**Requirements**. Drop every picture, then transcribe the remaining data exactly.

**Provided material**.
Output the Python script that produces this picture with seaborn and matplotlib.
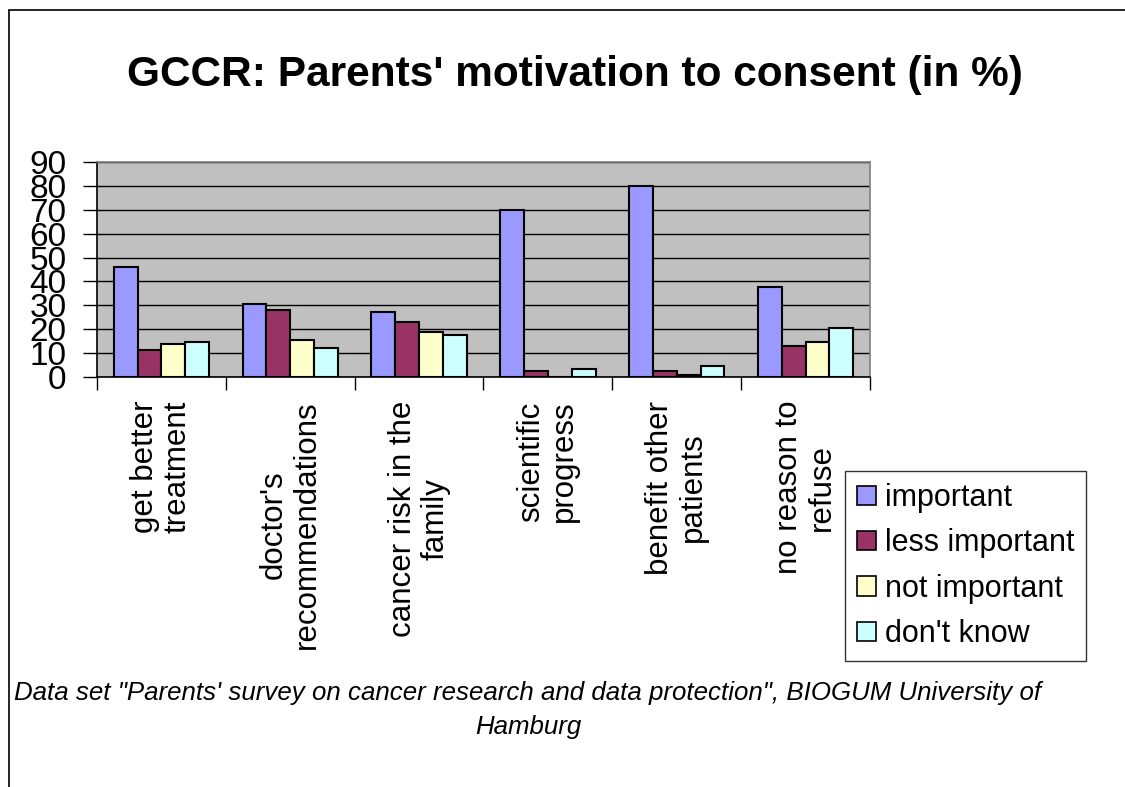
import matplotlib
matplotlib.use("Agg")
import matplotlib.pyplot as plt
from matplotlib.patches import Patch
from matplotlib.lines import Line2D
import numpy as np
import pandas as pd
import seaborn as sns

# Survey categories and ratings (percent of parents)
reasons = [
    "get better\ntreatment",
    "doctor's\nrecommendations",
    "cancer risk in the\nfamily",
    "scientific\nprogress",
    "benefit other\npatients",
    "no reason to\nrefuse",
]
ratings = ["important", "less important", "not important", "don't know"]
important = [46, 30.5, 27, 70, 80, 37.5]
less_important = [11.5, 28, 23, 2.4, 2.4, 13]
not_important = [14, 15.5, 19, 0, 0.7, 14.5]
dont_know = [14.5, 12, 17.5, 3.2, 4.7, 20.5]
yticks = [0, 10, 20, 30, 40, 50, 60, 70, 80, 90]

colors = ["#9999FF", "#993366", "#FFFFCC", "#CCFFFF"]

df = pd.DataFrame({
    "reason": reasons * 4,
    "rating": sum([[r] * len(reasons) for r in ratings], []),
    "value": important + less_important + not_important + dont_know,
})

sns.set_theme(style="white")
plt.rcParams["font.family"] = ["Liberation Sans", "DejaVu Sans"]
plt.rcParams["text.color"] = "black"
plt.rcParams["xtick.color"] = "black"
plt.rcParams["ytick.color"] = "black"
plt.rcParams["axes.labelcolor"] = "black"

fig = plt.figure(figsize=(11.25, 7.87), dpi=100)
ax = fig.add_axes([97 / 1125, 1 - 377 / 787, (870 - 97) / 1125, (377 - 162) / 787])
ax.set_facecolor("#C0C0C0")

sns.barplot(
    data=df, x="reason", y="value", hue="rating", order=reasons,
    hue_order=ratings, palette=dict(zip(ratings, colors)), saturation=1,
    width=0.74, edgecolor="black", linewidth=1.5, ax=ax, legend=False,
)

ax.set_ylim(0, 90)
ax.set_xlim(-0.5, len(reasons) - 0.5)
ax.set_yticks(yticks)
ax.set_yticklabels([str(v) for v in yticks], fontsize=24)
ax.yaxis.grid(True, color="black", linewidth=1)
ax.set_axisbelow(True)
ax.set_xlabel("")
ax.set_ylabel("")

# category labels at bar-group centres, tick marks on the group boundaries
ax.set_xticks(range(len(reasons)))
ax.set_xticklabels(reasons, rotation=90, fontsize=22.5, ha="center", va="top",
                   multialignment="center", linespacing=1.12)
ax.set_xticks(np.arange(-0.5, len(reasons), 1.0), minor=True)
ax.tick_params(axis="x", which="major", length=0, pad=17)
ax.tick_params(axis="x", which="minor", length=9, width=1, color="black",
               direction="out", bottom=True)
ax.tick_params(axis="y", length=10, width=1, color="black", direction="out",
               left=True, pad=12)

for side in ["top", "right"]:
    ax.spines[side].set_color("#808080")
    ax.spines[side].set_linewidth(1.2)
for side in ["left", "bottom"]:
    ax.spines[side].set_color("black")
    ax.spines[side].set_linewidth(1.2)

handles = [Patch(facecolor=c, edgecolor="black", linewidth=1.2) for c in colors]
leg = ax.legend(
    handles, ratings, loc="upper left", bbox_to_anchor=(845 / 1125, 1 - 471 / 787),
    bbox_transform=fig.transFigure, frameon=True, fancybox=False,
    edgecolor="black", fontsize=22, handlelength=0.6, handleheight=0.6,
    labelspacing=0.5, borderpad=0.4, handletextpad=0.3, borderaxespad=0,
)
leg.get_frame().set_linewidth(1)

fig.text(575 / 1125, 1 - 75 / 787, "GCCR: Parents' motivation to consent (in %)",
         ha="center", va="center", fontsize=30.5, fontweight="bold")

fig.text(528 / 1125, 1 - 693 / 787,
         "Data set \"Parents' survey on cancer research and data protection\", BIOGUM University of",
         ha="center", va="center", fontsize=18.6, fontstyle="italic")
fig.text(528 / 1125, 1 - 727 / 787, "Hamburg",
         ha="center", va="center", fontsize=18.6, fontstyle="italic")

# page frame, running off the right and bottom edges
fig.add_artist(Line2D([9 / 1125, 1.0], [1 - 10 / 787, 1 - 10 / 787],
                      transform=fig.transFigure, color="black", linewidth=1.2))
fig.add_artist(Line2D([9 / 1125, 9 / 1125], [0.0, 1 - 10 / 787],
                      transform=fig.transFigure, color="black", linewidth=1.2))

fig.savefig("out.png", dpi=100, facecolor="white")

**Complete response**.
Output the Python script that produces this picture with seaborn and matplotlib.
import matplotlib
matplotlib.use("Agg")
import matplotlib.pyplot as plt
from matplotlib.patches import Patch
from matplotlib.lines import Line2D
import numpy as np
import pandas as pd
import seaborn as sns

# Survey categories and ratings (percent of parents)
reasons = [
    "get better\ntreatment",
    "doctor's\nrecommendations",
    "cancer risk in the\nfamily",
    "scientific\nprogress",
    "benefit other\npatients",
    "no reason to\nrefuse",
]
ratings = ["important", "less important", "not important", "don't know"]
important = [46, 30.5, 27, 70, 80, 37.5]
less_important = [11.5, 28, 23, 2.4, 2.4, 13]
not_important = [14, 15.5, 19, 0, 0.7, 14.5]
dont_know = [14.5, 12, 17.5, 3.2, 4.7, 20.5]
yticks = [0, 10, 20, 30, 40, 50, 60, 70, 80, 90]

colors = ["#9999FF", "#993366", "#FFFFCC", "#CCFFFF"]

df = pd.DataFrame({
    "reason": reasons * 4,
    "rating": sum([[r] * len(reasons) for r in ratings], []),
    "value": important + less_important + not_important + dont_know,
})

sns.set_theme(style="white")
plt.rcParams["font.family"] = ["Liberation Sans", "DejaVu Sans"]
plt.rcParams["text.color"] = "black"
plt.rcParams["xtick.color"] = "black"
plt.rcParams["ytick.color"] = "black"
plt.rcParams["axes.labelcolor"] = "black"

fig = plt.figure(figsize=(11.25, 7.87), dpi=100)
ax = fig.add_axes([97 / 1125, 1 - 377 / 787, (870 - 97) / 1125, (377 - 162) / 787])
ax.set_facecolor("#C0C0C0")

sns.barplot(
    data=df, x="reason", y="value", hue="rating", order=reasons,
    hue_order=ratings, palette=dict(zip(ratings, colors)), saturation=1,
    width=0.74, edgecolor="black", linewidth=1.5, ax=ax, legend=False,
)

ax.set_ylim(0, 90)
ax.set_xlim(-0.5, len(reasons) - 0.5)
ax.set_yticks(yticks)
ax.set_yticklabels([str(v) for v in yticks], fontsize=24)
ax.yaxis.grid(True, color="black", linewidth=1)
ax.set_axisbelow(True)
ax.set_xlabel("")
ax.set_ylabel("")

# category labels at bar-group centres, tick marks on the group boundaries
ax.set_xticks(range(len(reasons)))
ax.set_xticklabels(reasons, rotation=90, fontsize=22.5, ha="center", va="top",
                   multialignment="center", linespacing=1.12)
ax.set_xticks(np.arange(-0.5, len(reasons), 1.0), minor=True)
ax.tick_params(axis="x", which="major", length=0, pad=17)
ax.tick_params(axis="x", which="minor", length=9, width=1, color="black",
               direction="out", bottom=True)
ax.tick_params(axis="y", length=10, width=1, color="black", direction="out",
               left=True, pad=12)

for side in ["top", "right"]:
    ax.spines[side].set_color("#808080")
    ax.spines[side].set_linewidth(1.2)
for side in ["left", "bottom"]:
    ax.spines[side].set_color("black")
    ax.spines[side].set_linewidth(1.2)

handles = [Patch(facecolor=c, edgecolor="black", linewidth=1.2) for c in colors]
leg = ax.legend(
    handles, ratings, loc="upper left", bbox_to_anchor=(845 / 1125, 1 - 471 / 787),
    bbox_transform=fig.transFigure, frameon=True, fancybox=False,
    edgecolor="black", fontsize=22, handlelength=0.6, handleheight=0.6,
    labelspacing=0.5, borderpad=0.4, handletextpad=0.3, borderaxespad=0,
)
leg.get_frame().set_linewidth(1)

fig.text(575 / 1125, 1 - 75 / 787, "GCCR: Parents' motivation to consent (in %)",
         ha="center", va="center", fontsize=30.5, fontweight="bold")

fig.text(528 / 1125, 1 - 693 / 787,
         "Data set \"Parents' survey on cancer research and data protection\", BIOGUM University of",
         ha="center", va="center", fontsize=18.6, fontstyle="italic")
fig.text(528 / 1125, 1 - 727 / 787, "Hamburg",
         ha="center", va="center", fontsize=18.6, fontstyle="italic")

# page frame, running off the right and bottom edges
fig.add_artist(Line2D([9 / 1125, 1.0], [1 - 10 / 787, 1 - 10 / 787],
                      transform=fig.transFigure, color="black", linewidth=1.2))
fig.add_artist(Line2D([9 / 1125, 9 / 1125], [0.0, 1 - 10 / 787],
                      transform=fig.transFigure, color="black", linewidth=1.2))

fig.savefig("out.png", dpi=100, facecolor="white")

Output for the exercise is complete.